* Begin Source excerpt *

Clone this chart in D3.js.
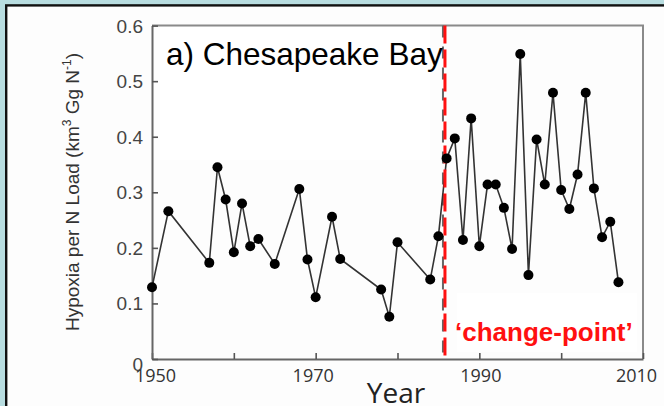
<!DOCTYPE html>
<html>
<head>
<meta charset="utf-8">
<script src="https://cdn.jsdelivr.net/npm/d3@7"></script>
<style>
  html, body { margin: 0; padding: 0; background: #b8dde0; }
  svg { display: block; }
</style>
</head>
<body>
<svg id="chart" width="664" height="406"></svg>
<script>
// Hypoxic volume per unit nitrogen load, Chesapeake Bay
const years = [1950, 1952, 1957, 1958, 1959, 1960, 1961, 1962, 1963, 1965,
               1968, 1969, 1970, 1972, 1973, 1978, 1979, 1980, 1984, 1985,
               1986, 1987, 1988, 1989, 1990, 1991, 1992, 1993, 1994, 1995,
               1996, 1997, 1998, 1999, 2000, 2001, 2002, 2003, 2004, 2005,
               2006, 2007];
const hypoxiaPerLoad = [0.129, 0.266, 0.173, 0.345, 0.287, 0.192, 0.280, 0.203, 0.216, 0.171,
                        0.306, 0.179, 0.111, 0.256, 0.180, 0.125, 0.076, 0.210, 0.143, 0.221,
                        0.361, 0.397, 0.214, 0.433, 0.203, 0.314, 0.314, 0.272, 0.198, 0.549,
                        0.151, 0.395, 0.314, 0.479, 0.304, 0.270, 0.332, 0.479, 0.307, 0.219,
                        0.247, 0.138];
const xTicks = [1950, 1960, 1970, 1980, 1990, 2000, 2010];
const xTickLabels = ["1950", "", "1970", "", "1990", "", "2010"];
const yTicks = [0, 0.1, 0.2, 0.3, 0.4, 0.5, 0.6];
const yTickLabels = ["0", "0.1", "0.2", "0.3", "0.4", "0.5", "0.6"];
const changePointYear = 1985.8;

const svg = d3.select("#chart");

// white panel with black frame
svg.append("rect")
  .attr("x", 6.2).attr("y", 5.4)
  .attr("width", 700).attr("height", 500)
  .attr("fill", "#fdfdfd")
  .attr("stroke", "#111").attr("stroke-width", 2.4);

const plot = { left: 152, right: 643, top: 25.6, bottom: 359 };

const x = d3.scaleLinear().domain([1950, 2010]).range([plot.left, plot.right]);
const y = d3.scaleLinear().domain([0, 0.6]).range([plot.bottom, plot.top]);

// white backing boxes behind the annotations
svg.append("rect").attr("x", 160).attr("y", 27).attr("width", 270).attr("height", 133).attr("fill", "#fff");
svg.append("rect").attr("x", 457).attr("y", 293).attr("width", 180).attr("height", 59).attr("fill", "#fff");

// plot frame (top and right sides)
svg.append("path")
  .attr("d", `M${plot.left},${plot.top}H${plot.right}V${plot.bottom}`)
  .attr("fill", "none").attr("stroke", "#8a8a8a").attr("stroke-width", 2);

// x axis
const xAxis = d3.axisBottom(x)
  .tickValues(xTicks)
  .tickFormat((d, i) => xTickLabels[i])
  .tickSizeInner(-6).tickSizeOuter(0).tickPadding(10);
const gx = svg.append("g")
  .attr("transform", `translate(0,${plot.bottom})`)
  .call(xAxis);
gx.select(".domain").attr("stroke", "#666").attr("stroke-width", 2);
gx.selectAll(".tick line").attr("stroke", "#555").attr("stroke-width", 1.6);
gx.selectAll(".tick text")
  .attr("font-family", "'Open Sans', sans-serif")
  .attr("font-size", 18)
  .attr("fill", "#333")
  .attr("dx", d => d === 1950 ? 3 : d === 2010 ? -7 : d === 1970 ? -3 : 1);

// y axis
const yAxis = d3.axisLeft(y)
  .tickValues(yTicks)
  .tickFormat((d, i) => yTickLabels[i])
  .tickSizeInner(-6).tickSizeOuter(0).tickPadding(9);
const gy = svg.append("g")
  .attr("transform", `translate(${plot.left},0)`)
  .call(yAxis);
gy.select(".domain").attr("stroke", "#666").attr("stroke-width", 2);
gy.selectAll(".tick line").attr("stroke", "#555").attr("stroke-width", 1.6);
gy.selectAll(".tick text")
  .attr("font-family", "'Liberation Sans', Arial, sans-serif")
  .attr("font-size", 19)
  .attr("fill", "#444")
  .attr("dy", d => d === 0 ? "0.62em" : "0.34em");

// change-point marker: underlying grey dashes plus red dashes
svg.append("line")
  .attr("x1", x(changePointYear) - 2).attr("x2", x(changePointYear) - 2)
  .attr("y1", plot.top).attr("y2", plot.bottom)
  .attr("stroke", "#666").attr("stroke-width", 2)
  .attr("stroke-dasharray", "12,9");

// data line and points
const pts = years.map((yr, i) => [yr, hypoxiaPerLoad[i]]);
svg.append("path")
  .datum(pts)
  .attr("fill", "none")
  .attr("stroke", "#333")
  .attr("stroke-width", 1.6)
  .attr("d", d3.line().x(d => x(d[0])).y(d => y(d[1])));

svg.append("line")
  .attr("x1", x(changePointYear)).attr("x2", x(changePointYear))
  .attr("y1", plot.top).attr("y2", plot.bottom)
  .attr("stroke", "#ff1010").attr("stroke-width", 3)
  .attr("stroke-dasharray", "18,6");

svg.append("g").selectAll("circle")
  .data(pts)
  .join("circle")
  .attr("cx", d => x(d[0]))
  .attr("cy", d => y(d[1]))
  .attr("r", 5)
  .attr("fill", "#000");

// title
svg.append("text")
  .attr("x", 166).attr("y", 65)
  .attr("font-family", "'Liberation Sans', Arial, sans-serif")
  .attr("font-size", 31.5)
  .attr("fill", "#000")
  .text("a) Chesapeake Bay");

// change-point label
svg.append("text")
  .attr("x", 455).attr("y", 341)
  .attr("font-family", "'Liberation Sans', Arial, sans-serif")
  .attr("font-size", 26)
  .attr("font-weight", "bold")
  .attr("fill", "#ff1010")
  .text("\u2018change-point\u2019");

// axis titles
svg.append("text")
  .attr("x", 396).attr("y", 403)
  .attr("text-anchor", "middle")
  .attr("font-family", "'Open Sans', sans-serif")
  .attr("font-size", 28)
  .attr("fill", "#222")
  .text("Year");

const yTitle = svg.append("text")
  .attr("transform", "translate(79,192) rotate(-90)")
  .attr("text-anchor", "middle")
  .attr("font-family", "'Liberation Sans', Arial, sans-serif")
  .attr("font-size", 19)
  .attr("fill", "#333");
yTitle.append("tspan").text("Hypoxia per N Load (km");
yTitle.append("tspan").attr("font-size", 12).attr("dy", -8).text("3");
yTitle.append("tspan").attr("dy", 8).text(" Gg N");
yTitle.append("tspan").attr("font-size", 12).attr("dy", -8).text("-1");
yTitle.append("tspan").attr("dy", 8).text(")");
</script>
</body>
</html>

* End Source excerpt *

▶ Short problem
Write out the listing word for word, omitting the pictures it holds.

▶ Response to the exercise
Clone this chart in D3.js.
<!DOCTYPE html>
<html>
<head>
<meta charset="utf-8">
<script src="https://cdn.jsdelivr.net/npm/d3@7"></script>
<style>
  html, body { margin: 0; padding: 0; background: #b8dde0; }
  svg { display: block; }
</style>
</head>
<body>
<svg id="chart" width="664" height="406"></svg>
<script>
// Hypoxic volume per unit nitrogen load, Chesapeake Bay
const years = [1950, 1952, 1957, 1958, 1959, 1960, 1961, 1962, 1963, 1965,
               1968, 1969, 1970, 1972, 1973, 1978, 1979, 1980, 1984, 1985,
               1986, 1987, 1988, 1989, 1990, 1991, 1992, 1993, 1994, 1995,
               1996, 1997, 1998, 1999, 2000, 2001, 2002, 2003, 2004, 2005,
               2006, 2007];
const hypoxiaPerLoad = [0.129, 0.266, 0.173, 0.345, 0.287, 0.192, 0.280, 0.203, 0.216, 0.171,
                        0.306, 0.179, 0.111, 0.256, 0.180, 0.125, 0.076, 0.210, 0.143, 0.221,
                        0.361, 0.397, 0.214, 0.433, 0.203, 0.314, 0.314, 0.272, 0.198, 0.549,
                        0.151, 0.395, 0.314, 0.479, 0.304, 0.270, 0.332, 0.479, 0.307, 0.219,
                        0.247, 0.138];
const xTicks = [1950, 1960, 1970, 1980, 1990, 2000, 2010];
const xTickLabels = ["1950", "", "1970", "", "1990", "", "2010"];
const yTicks = [0, 0.1, 0.2, 0.3, 0.4, 0.5, 0.6];
const yTickLabels = ["0", "0.1", "0.2", "0.3", "0.4", "0.5", "0.6"];
const changePointYear = 1985.8;

const svg = d3.select("#chart");

// white panel with black frame
svg.append("rect")
  .attr("x", 6.2).attr("y", 5.4)
  .attr("width", 700).attr("height", 500)
  .attr("fill", "#fdfdfd")
  .attr("stroke", "#111").attr("stroke-width", 2.4);

const plot = { left: 152, right: 643, top: 25.6, bottom: 359 };

const x = d3.scaleLinear().domain([1950, 2010]).range([plot.left, plot.right]);
const y = d3.scaleLinear().domain([0, 0.6]).range([plot.bottom, plot.top]);

// white backing boxes behind the annotations
svg.append("rect").attr("x", 160).attr("y", 27).attr("width", 270).attr("height", 133).attr("fill", "#fff");
svg.append("rect").attr("x", 457).attr("y", 293).attr("width", 180).attr("height", 59).attr("fill", "#fff");

// plot frame (top and right sides)
svg.append("path")
  .attr("d", `M${plot.left},${plot.top}H${plot.right}V${plot.bottom}`)
  .attr("fill", "none").attr("stroke", "#8a8a8a").attr("stroke-width", 2);

// x axis
const xAxis = d3.axisBottom(x)
  .tickValues(xTicks)
  .tickFormat((d, i) => xTickLabels[i])
  .tickSizeInner(-6).tickSizeOuter(0).tickPadding(10);
const gx = svg.append("g")
  .attr("transform", `translate(0,${plot.bottom})`)
  .call(xAxis);
gx.select(".domain").attr("stroke", "#666").attr("stroke-width", 2);
gx.selectAll(".tick line").attr("stroke", "#555").attr("stroke-width", 1.6);
gx.selectAll(".tick text")
  .attr("font-family", "'Open Sans', sans-serif")
  .attr("font-size", 18)
  .attr("fill", "#333")
  .attr("dx", d => d === 1950 ? 3 : d === 2010 ? -7 : d === 1970 ? -3 : 1);

// y axis
const yAxis = d3.axisLeft(y)
  .tickValues(yTicks)
  .tickFormat((d, i) => yTickLabels[i])
  .tickSizeInner(-6).tickSizeOuter(0).tickPadding(9);
const gy = svg.append("g")
  .attr("transform", `translate(${plot.left},0)`)
  .call(yAxis);
gy.select(".domain").attr("stroke", "#666").attr("stroke-width", 2);
gy.selectAll(".tick line").attr("stroke", "#555").attr("stroke-width", 1.6);
gy.selectAll(".tick text")
  .attr("font-family", "'Liberation Sans', Arial, sans-serif")
  .attr("font-size", 19)
  .attr("fill", "#444")
  .attr("dy", d => d === 0 ? "0.62em" : "0.34em");

// change-point marker: underlying grey dashes plus red dashes
svg.append("line")
  .attr("x1", x(changePointYear) - 2).attr("x2", x(changePointYear) - 2)
  .attr("y1", plot.top).attr("y2", plot.bottom)
  .attr("stroke", "#666").attr("stroke-width", 2)
  .attr("stroke-dasharray", "12,9");

// data line and points
const pts = years.map((yr, i) => [yr, hypoxiaPerLoad[i]]);
svg.append("path")
  .datum(pts)
  .attr("fill", "none")
  .attr("stroke", "#333")
  .attr("stroke-width", 1.6)
  .attr("d", d3.line().x(d => x(d[0])).y(d => y(d[1])));

svg.append("line")
  .attr("x1", x(changePointYear)).attr("x2", x(changePointYear))
  .attr("y1", plot.top).attr("y2", plot.bottom)
  .attr("stroke", "#ff1010").attr("stroke-width", 3)
  .attr("stroke-dasharray", "18,6");

svg.append("g").selectAll("circle")
  .data(pts)
  .join("circle")
  .attr("cx", d => x(d[0]))
  .attr("cy", d => y(d[1]))
  .attr("r", 5)
  .attr("fill", "#000");

// title
svg.append("text")
  .attr("x", 166).attr("y", 65)
  .attr("font-family", "'Liberation Sans', Arial, sans-serif")
  .attr("font-size", 31.5)
  .attr("fill", "#000")
  .text("a) Chesapeake Bay");

// change-point label
svg.append("text")
  .attr("x", 455).attr("y", 341)
  .attr("font-family", "'Liberation Sans', Arial, sans-serif")
  .attr("font-size", 26)
  .attr("font-weight", "bold")
  .attr("fill", "#ff1010")
  .text("\u2018change-point\u2019");

// axis titles
svg.append("text")
  .attr("x", 396).attr("y", 403)
  .attr("text-anchor", "middle")
  .attr("font-family", "'Open Sans', sans-serif")
  .attr("font-size", 28)
  .attr("fill", "#222")
  .text("Year");

const yTitle = svg.append("text")
  .attr("transform", "translate(79,192) rotate(-90)")
  .attr("text-anchor", "middle")
  .attr("font-family", "'Liberation Sans', Arial, sans-serif")
  .attr("font-size", 19)
  .attr("fill", "#333");
yTitle.append("tspan").text("Hypoxia per N Load (km");
yTitle.append("tspan").attr("font-size", 12).attr("dy", -8).text("3");
yTitle.append("tspan").attr("dy", 8).text(" Gg N");
yTitle.append("tspan").attr("font-size", 12).attr("dy", -8).text("-1");
yTitle.append("tspan").attr("dy", 8).text(")");
</script>
</body>
</html>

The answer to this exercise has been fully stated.